> [What you should do] Nothing beyond the line containing "from matplotlib.ticker import MultipleLocator" is to be printed; print exactly each line from the start of the records below through that line, leaving out pictures.
___ Exercise material ___
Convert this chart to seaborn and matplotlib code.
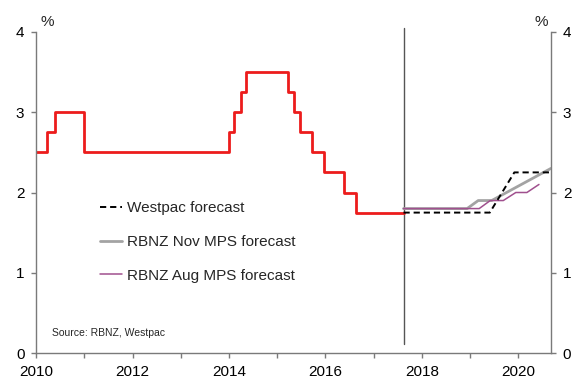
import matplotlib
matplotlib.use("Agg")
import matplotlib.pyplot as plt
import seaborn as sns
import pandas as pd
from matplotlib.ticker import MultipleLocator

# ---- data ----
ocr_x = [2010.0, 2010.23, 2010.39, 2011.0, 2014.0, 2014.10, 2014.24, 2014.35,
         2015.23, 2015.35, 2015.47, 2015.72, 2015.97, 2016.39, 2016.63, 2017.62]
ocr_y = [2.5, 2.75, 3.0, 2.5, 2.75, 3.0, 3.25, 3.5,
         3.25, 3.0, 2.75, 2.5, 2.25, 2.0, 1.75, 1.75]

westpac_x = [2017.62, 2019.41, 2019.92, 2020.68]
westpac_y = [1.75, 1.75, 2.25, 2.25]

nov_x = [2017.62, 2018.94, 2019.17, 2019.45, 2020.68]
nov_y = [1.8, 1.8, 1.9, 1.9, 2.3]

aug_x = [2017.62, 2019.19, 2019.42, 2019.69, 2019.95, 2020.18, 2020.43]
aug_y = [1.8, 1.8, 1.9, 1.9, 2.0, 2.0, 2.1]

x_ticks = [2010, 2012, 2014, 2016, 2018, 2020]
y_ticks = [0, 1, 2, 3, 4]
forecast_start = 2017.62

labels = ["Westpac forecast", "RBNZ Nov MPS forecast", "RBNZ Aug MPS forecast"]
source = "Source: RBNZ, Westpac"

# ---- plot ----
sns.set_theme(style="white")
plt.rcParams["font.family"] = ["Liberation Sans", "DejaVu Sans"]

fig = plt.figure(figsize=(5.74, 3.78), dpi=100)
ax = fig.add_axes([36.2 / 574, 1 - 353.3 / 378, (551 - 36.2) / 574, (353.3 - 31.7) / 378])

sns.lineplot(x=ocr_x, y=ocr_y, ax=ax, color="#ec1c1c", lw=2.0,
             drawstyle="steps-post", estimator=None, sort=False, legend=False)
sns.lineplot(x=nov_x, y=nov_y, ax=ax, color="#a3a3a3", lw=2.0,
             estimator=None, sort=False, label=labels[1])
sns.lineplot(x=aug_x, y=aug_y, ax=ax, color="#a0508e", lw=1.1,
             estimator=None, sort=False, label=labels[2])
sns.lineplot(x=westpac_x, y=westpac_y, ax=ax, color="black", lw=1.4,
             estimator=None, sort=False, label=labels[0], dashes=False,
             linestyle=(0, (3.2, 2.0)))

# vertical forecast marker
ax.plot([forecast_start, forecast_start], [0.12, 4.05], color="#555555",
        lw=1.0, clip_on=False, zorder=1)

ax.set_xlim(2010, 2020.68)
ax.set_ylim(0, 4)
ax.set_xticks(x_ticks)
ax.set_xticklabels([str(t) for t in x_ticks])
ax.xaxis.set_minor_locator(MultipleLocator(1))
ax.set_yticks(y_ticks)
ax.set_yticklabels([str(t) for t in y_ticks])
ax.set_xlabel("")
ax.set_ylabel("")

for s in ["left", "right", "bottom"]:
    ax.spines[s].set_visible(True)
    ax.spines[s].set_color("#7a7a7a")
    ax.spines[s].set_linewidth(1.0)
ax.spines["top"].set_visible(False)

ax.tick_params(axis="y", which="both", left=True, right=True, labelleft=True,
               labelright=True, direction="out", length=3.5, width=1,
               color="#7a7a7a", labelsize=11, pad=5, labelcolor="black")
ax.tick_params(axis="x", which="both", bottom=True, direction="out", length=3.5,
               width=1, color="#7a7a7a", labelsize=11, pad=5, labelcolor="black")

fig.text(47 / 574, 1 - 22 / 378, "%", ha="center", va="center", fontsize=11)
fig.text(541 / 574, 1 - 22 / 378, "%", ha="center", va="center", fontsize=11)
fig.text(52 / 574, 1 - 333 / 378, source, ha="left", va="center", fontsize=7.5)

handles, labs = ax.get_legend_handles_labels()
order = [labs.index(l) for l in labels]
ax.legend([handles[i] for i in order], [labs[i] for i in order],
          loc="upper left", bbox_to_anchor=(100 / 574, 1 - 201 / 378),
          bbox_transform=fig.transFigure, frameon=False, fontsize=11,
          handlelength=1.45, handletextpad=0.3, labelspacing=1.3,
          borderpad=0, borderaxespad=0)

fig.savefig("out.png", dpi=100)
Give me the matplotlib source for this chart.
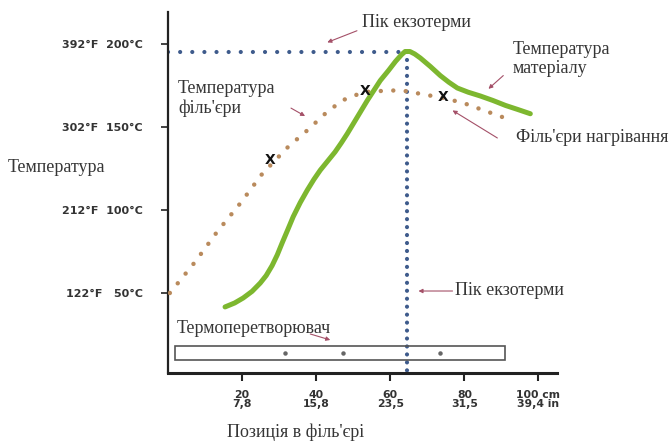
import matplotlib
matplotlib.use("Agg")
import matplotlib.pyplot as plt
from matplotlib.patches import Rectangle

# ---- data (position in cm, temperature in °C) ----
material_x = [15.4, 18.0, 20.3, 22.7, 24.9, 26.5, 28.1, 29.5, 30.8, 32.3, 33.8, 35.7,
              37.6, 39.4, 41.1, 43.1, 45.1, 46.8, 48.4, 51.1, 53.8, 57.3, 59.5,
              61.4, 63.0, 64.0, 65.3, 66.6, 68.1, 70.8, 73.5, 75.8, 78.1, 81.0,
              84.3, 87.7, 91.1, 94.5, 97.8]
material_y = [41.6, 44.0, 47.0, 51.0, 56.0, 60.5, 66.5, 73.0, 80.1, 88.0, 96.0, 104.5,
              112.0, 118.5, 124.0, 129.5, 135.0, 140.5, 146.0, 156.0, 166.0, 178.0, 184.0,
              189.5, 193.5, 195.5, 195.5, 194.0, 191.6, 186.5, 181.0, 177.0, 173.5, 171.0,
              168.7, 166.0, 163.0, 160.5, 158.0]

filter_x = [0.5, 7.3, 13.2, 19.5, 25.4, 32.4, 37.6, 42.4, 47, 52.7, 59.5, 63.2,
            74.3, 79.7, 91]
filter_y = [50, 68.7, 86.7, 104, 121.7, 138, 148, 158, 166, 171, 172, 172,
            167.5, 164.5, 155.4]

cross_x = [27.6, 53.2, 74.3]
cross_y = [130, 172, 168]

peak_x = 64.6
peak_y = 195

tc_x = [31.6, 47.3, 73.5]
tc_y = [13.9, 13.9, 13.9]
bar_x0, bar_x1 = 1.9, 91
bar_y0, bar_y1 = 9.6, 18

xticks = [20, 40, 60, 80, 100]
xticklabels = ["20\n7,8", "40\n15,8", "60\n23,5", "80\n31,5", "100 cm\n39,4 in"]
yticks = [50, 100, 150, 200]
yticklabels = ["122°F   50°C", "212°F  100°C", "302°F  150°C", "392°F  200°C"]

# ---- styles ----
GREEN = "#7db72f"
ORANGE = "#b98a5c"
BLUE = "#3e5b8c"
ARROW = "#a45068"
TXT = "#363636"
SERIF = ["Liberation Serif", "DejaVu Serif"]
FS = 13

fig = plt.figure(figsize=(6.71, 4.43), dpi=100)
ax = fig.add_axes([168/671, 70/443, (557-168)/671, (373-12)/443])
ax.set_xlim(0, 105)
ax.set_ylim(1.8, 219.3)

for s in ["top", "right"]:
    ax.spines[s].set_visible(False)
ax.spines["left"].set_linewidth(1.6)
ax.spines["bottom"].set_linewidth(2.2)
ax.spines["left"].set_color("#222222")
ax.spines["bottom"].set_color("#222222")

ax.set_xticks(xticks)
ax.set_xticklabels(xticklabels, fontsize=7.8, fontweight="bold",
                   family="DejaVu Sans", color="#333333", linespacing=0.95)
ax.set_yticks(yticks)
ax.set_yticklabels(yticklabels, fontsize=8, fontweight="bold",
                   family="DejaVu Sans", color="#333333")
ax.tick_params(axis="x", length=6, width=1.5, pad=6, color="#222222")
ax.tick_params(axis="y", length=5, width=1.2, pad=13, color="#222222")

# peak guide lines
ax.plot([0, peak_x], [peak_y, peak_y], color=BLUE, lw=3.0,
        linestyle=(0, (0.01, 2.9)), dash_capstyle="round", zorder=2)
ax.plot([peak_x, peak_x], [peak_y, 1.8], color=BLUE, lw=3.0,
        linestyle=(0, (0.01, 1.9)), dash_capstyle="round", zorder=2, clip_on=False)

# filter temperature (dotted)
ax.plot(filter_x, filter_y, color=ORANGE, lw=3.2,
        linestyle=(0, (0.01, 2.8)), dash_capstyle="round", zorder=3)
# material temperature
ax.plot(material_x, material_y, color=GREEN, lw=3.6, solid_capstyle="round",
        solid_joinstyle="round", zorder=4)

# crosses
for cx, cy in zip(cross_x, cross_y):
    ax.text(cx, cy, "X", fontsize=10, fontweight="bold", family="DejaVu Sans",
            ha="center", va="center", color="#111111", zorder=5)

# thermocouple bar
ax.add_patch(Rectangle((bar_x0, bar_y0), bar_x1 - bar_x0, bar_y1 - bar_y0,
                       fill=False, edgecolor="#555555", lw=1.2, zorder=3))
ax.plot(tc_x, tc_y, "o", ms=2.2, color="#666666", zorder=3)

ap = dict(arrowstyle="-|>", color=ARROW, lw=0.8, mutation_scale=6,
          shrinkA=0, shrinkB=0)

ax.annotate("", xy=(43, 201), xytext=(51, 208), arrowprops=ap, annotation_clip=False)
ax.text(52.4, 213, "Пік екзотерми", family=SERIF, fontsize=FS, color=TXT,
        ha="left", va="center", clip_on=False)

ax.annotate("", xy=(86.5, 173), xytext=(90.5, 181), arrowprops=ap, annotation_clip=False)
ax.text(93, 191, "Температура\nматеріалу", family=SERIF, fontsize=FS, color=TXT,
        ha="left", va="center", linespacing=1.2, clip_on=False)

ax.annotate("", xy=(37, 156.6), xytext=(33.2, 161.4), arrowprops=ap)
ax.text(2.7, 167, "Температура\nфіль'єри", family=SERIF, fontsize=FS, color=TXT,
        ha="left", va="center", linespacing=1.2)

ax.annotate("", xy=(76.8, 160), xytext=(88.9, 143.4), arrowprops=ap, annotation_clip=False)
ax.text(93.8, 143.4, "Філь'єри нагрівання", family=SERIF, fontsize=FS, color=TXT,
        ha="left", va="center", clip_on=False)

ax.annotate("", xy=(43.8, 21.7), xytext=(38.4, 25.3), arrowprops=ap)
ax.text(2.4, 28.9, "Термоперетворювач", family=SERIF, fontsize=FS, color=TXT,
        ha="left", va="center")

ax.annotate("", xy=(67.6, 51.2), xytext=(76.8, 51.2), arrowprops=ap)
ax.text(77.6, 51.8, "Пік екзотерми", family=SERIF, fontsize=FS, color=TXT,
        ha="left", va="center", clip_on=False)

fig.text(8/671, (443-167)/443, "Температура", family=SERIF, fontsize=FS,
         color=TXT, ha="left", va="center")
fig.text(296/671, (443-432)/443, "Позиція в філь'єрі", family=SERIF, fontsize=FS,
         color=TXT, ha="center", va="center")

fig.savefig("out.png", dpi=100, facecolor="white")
___
> [Reply to the exercise]
Convert this chart to seaborn and matplotlib code.
import matplotlib
matplotlib.use("Agg")
import matplotlib.pyplot as plt
import seaborn as sns
import pandas as pd
from matplotlib.ticker import MultipleLocator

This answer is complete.